** BEGIN Recorded data **

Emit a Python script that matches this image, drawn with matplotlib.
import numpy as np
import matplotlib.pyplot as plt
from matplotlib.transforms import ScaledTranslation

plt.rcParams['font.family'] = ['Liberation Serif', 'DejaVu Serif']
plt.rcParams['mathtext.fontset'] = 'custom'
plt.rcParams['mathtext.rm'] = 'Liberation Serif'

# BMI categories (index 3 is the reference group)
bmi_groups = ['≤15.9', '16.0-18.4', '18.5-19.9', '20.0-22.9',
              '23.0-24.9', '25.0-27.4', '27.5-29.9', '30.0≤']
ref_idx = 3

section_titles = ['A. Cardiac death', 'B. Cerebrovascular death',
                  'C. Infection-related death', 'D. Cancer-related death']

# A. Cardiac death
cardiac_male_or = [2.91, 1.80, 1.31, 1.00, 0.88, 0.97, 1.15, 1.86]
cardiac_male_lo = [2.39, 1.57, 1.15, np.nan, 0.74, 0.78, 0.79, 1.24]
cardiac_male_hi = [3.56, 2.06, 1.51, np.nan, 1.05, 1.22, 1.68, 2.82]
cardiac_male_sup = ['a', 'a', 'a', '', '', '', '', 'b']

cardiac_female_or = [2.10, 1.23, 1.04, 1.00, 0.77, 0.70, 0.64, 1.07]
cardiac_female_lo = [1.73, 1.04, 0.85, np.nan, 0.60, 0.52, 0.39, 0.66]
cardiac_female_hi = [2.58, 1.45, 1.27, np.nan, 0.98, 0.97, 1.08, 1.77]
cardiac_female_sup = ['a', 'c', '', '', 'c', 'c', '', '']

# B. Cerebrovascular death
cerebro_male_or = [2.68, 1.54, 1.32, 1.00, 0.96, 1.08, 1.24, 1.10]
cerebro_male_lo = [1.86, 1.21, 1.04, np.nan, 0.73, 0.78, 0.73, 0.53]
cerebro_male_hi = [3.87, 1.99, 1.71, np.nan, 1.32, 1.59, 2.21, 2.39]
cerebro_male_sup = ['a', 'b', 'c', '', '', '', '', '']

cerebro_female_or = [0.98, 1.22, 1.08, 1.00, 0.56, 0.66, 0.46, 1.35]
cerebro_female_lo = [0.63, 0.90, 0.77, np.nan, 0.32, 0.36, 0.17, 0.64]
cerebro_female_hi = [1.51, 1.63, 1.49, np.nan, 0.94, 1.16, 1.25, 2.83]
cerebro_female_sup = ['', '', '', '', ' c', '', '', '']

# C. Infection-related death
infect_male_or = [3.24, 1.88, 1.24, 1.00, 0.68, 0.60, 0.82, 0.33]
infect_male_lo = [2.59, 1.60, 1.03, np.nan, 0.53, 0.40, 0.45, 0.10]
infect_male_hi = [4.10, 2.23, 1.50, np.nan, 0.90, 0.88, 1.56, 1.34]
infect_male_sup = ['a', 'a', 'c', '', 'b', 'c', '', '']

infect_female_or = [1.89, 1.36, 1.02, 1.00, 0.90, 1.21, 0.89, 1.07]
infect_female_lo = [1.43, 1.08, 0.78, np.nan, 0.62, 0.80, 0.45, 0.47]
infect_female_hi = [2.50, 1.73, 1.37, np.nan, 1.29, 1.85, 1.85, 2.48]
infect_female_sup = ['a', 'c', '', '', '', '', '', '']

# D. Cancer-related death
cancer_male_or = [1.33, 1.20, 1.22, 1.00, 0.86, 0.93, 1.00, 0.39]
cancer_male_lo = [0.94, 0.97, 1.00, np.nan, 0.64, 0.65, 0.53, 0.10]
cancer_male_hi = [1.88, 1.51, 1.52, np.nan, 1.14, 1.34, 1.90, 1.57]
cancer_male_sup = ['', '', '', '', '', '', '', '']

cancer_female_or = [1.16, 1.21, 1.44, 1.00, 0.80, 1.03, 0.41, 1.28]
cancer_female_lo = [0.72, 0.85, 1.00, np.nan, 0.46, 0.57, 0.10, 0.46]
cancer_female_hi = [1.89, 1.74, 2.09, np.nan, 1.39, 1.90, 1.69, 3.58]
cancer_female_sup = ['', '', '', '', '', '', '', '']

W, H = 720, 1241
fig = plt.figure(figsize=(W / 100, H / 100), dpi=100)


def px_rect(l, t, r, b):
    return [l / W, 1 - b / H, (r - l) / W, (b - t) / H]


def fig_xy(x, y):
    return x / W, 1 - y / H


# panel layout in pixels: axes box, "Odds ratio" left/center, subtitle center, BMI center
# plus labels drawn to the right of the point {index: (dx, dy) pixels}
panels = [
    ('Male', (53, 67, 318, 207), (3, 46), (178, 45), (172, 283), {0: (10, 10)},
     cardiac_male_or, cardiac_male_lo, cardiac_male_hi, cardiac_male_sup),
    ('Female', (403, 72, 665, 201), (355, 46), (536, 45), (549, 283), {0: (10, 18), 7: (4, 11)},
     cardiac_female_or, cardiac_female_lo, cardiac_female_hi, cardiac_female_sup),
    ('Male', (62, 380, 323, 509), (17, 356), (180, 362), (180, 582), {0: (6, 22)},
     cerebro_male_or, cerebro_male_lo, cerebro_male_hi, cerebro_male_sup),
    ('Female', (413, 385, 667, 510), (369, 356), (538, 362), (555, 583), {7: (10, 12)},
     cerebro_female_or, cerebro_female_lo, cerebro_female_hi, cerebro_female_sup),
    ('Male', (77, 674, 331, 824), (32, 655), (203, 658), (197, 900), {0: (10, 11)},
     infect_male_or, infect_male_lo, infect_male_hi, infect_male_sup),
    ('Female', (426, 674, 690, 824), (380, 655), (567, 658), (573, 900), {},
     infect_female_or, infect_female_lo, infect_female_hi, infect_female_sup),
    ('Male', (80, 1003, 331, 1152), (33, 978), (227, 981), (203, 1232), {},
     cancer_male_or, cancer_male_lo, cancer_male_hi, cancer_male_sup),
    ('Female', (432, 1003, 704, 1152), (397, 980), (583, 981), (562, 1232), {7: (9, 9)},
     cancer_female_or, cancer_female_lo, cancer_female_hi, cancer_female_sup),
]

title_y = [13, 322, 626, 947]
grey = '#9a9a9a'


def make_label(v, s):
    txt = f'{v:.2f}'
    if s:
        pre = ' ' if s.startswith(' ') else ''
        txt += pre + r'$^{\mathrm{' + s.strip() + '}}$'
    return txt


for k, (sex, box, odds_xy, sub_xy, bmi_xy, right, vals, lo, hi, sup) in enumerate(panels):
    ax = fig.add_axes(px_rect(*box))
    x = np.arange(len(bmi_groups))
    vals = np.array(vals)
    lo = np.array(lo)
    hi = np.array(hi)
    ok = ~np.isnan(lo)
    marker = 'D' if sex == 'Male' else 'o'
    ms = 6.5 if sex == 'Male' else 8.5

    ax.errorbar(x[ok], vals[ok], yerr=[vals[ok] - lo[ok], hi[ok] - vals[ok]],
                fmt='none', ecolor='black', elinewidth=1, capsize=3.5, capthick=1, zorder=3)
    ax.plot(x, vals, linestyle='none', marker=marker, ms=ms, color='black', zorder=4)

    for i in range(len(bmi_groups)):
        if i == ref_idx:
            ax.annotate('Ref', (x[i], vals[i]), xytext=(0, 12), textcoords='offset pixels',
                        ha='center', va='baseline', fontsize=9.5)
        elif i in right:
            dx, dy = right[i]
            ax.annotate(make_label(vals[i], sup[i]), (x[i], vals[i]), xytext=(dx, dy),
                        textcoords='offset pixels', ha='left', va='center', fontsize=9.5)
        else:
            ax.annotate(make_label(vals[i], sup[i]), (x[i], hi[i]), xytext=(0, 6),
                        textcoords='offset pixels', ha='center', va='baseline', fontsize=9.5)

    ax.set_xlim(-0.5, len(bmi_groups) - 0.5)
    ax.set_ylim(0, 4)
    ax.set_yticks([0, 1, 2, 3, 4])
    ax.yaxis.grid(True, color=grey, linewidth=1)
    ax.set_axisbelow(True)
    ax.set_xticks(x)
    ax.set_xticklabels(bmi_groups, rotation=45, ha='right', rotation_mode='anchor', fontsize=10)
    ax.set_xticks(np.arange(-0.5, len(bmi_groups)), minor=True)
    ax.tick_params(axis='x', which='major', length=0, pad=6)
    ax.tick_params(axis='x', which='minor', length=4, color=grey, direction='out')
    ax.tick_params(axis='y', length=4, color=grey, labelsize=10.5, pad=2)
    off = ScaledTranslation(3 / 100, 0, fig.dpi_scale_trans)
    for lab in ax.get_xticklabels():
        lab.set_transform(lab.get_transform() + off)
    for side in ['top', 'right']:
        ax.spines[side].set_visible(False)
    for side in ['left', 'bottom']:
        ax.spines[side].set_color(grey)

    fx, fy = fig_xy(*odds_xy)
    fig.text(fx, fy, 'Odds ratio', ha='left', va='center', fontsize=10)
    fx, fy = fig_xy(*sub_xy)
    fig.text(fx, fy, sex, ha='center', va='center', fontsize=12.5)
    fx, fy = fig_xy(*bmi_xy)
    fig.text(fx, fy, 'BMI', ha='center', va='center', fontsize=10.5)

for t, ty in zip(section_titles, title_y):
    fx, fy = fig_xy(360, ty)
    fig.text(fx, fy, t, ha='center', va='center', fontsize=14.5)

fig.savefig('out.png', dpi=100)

** END Recorded data **

Task goal: Repeat, word for word, the lines from the opening of the material through the line containing "cardiac_female_sup = ['a', 'c', '', '', 'c', 'c', '', '']".

Result:
Emit a Python script that matches this image, drawn with matplotlib.
import numpy as np
import matplotlib.pyplot as plt
from matplotlib.transforms import ScaledTranslation

plt.rcParams['font.family'] = ['Liberation Serif', 'DejaVu Serif']
plt.rcParams['mathtext.fontset'] = 'custom'
plt.rcParams['mathtext.rm'] = 'Liberation Serif'

# BMI categories (index 3 is the reference group)
bmi_groups = ['≤15.9', '16.0-18.4', '18.5-19.9', '20.0-22.9',
              '23.0-24.9', '25.0-27.4', '27.5-29.9', '30.0≤']
ref_idx = 3

section_titles = ['A. Cardiac death', 'B. Cerebrovascular death',
                  'C. Infection-related death', 'D. Cancer-related death']

# A. Cardiac death
cardiac_male_or = [2.91, 1.80, 1.31, 1.00, 0.88, 0.97, 1.15, 1.86]
cardiac_male_lo = [2.39, 1.57, 1.15, np.nan, 0.74, 0.78, 0.79, 1.24]
cardiac_male_hi = [3.56, 2.06, 1.51, np.nan, 1.05, 1.22, 1.68, 2.82]
cardiac_male_sup = ['a', 'a', 'a', '', '', '', '', 'b']

cardiac_female_or = [2.10, 1.23, 1.04, 1.00, 0.77, 0.70, 0.64, 1.07]
cardiac_female_lo = [1.73, 1.04, 0.85, np.nan, 0.60, 0.52, 0.39, 0.66]
cardiac_female_hi = [2.58, 1.45, 1.27, np.nan, 0.98, 0.97, 1.08, 1.77]
cardiac_female_sup = ['a', 'c', '', '', 'c', 'c', '', '']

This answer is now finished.